● **Brief**
Return all the data, word for word.

┄┄┄┄┄┄

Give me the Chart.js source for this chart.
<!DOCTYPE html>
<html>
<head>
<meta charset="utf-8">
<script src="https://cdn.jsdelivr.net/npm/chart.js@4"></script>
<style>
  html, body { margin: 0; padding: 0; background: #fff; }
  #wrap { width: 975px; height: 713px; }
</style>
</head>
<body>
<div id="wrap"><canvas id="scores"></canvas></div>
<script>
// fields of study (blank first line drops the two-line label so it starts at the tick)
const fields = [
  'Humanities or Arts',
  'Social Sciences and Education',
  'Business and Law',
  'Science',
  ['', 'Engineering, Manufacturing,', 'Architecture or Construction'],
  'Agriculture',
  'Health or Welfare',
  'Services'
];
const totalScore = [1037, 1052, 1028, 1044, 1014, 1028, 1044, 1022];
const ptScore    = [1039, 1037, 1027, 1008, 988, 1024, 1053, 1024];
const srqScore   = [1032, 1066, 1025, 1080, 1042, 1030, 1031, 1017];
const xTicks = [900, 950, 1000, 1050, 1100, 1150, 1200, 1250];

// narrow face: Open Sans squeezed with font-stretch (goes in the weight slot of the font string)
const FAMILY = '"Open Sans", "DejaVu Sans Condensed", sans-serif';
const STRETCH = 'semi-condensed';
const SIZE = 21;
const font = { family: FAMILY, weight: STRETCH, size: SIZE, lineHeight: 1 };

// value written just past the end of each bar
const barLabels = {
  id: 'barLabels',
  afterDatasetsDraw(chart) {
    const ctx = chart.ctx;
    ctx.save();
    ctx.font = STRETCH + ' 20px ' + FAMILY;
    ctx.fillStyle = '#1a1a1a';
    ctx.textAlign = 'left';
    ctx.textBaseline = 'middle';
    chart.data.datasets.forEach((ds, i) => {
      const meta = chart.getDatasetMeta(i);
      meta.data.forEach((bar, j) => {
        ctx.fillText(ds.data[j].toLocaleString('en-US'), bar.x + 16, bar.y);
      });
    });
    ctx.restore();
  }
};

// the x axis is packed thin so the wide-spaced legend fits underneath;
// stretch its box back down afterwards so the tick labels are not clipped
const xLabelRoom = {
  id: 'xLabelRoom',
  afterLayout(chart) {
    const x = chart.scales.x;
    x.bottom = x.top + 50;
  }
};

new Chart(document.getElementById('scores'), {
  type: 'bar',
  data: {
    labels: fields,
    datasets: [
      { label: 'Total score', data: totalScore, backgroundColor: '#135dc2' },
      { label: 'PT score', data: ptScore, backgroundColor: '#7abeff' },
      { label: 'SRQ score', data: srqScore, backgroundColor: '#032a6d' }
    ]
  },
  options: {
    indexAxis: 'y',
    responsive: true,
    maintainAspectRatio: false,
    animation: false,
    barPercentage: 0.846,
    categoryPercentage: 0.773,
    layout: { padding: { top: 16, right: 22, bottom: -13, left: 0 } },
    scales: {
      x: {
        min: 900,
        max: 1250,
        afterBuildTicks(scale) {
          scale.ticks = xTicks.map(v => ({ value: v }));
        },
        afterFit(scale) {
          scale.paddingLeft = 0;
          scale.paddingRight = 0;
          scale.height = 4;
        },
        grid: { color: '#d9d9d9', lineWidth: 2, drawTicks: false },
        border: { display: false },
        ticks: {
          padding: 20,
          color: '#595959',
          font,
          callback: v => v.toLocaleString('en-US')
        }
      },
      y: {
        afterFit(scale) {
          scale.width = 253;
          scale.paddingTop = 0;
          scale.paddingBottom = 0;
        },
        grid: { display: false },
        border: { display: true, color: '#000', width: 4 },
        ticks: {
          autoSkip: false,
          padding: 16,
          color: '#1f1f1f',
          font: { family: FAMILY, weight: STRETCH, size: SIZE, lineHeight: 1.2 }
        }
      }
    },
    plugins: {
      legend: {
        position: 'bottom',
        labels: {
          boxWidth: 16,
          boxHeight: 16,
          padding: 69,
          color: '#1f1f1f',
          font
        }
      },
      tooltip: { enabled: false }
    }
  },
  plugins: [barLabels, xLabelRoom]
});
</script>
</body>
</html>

┄┄┄┄┄┄

● **Written solution**
Give me the Chart.js source for this chart.
<!DOCTYPE html>
<html>
<head>
<meta charset="utf-8">
<script src="https://cdn.jsdelivr.net/npm/chart.js@4"></script>
<style>
  html, body { margin: 0; padding: 0; background: #fff; }
  #wrap { width: 975px; height: 713px; }
</style>
</head>
<body>
<div id="wrap"><canvas id="scores"></canvas></div>
<script>
// fields of study (blank first line drops the two-line label so it starts at the tick)
const fields = [
  'Humanities or Arts',
  'Social Sciences and Education',
  'Business and Law',
  'Science',
  ['', 'Engineering, Manufacturing,', 'Architecture or Construction'],
  'Agriculture',
  'Health or Welfare',
  'Services'
];
const totalScore = [1037, 1052, 1028, 1044, 1014, 1028, 1044, 1022];
const ptScore    = [1039, 1037, 1027, 1008, 988, 1024, 1053, 1024];
const srqScore   = [1032, 1066, 1025, 1080, 1042, 1030, 1031, 1017];
const xTicks = [900, 950, 1000, 1050, 1100, 1150, 1200, 1250];

// narrow face: Open Sans squeezed with font-stretch (goes in the weight slot of the font string)
const FAMILY = '"Open Sans", "DejaVu Sans Condensed", sans-serif';
const STRETCH = 'semi-condensed';
const SIZE = 21;
const font = { family: FAMILY, weight: STRETCH, size: SIZE, lineHeight: 1 };

// value written just past the end of each bar
const barLabels = {
  id: 'barLabels',
  afterDatasetsDraw(chart) {
    const ctx = chart.ctx;
    ctx.save();
    ctx.font = STRETCH + ' 20px ' + FAMILY;
    ctx.fillStyle = '#1a1a1a';
    ctx.textAlign = 'left';
    ctx.textBaseline = 'middle';
    chart.data.datasets.forEach((ds, i) => {
      const meta = chart.getDatasetMeta(i);
      meta.data.forEach((bar, j) => {
        ctx.fillText(ds.data[j].toLocaleString('en-US'), bar.x + 16, bar.y);
      });
    });
    ctx.restore();
  }
};

// the x axis is packed thin so the wide-spaced legend fits underneath;
// stretch its box back down afterwards so the tick labels are not clipped
const xLabelRoom = {
  id: 'xLabelRoom',
  afterLayout(chart) {
    const x = chart.scales.x;
    x.bottom = x.top + 50;
  }
};

new Chart(document.getElementById('scores'), {
  type: 'bar',
  data: {
    labels: fields,
    datasets: [
      { label: 'Total score', data: totalScore, backgroundColor: '#135dc2' },
      { label: 'PT score', data: ptScore, backgroundColor: '#7abeff' },
      { label: 'SRQ score', data: srqScore, backgroundColor: '#032a6d' }
    ]
  },
  options: {
    indexAxis: 'y',
    responsive: true,
    maintainAspectRatio: false,
    animation: false,
    barPercentage: 0.846,
    categoryPercentage: 0.773,
    layout: { padding: { top: 16, right: 22, bottom: -13, left: 0 } },
    scales: {
      x: {
        min: 900,
        max: 1250,
        afterBuildTicks(scale) {
          scale.ticks = xTicks.map(v => ({ value: v }));
        },
        afterFit(scale) {
          scale.paddingLeft = 0;
          scale.paddingRight = 0;
          scale.height = 4;
        },
        grid: { color: '#d9d9d9', lineWidth: 2, drawTicks: false },
        border: { display: false },
        ticks: {
          padding: 20,
          color: '#595959',
          font,
          callback: v => v.toLocaleString('en-US')
        }
      },
      y: {
        afterFit(scale) {
          scale.width = 253;
          scale.paddingTop = 0;
          scale.paddingBottom = 0;
        },
        grid: { display: false },
        border: { display: true, color: '#000', width: 4 },
        ticks: {
          autoSkip: false,
          padding: 16,
          color: '#1f1f1f',
          font: { family: FAMILY, weight: STRETCH, size: SIZE, lineHeight: 1.2 }
        }
      }
    },
    plugins: {
      legend: {
        position: 'bottom',
        labels: {
          boxWidth: 16,
          boxHeight: 16,
          padding: 69,
          color: '#1f1f1f',
          font
        }
      },
      tooltip: { enabled: false }
    }
  },
  plugins: [barLabels, xLabelRoom]
});
</script>
</body>
</html>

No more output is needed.